A homeowner in Queens is answering questions as to how he was able to let his bee keeping hobby become such a big problem.
New York City officials revealed that one house in a residential neighborhood in Queens had nearly 3 million bees, which lived in one of the 45 hives found on the property.
The man responsible for the bees said that it started out as a hobby and over the past two years and just grew out of control.
"It's gotten out of hand … I don't have the time or resources to do this … I used to be a beekeeper in mainland China, that's all I want to do," Yi Gin Chen told The Daily News.
While beekeeping became legal in the city in 2010, experts still caution that you should enlist the help of someone with experience in handling bees instead of going about it alone.

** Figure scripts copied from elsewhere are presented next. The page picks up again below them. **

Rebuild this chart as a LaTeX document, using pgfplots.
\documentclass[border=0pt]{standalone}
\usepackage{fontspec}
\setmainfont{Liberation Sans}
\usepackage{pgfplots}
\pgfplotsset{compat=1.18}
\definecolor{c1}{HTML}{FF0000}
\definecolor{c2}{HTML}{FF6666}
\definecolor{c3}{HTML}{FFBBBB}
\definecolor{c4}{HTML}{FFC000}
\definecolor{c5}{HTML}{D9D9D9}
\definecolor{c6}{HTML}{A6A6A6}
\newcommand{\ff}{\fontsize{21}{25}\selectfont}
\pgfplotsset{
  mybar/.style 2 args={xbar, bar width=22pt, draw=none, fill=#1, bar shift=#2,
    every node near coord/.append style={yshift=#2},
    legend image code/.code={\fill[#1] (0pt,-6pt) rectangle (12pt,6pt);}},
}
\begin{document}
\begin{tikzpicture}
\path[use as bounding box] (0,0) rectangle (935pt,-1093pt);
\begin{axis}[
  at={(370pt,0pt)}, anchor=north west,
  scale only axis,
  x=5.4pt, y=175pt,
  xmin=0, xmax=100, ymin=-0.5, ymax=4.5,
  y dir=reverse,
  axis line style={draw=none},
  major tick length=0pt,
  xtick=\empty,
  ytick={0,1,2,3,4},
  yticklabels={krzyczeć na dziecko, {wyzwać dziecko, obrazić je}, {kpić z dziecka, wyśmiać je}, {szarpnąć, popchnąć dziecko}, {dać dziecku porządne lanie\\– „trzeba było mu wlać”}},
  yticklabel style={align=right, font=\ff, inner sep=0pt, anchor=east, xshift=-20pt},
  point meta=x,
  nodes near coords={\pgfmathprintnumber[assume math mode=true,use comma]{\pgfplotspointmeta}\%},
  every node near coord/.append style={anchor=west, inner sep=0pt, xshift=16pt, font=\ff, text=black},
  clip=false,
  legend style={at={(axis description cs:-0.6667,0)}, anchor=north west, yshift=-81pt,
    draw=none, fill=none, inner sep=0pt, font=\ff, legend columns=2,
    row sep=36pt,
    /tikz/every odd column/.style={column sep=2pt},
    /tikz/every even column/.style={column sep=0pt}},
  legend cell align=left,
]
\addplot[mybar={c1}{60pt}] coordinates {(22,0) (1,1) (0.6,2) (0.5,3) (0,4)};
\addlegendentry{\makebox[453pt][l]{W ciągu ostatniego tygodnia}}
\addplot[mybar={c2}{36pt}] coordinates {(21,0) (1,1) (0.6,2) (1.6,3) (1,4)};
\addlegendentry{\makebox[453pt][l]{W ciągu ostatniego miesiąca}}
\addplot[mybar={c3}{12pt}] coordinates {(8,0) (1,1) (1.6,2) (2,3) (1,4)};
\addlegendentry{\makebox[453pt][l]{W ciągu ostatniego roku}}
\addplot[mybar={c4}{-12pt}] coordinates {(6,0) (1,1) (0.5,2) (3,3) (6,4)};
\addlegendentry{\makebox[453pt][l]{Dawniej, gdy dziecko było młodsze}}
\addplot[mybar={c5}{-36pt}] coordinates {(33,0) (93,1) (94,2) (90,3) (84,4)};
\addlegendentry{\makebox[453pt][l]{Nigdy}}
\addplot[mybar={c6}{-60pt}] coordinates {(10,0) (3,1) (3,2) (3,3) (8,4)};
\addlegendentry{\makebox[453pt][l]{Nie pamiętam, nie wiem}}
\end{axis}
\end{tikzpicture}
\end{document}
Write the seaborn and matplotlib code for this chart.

"All rules of good urban beekeeping and of common sense have been ignored here," Andrew Cote, president of the New York City Beekeepers Association, told reporters.
"I thought I've seen it all in urban beekeeping and this surprised me," he added.
Beekeepers don't need licenses, but all beehives must be registered with the city and owners who don't register their hives face fines of up to $2,000 each.
Cote and other beekeepers put a screen around each of the hives to make sure the bees were not able to escape.
"They're in such poor health right now… there's no way they would survive the winter in this condition," Cote said.
NYPD Detective Tony Planakis stated that the bees were going to be taken to an undisclosed location.
"This is ridiculous," Chen's daughter, who declined to give her name, told the Daily News. "They come here without our permission and just took them away from us."
A spokeswoman for the Health Department, which regulates beekeeping, had no comment.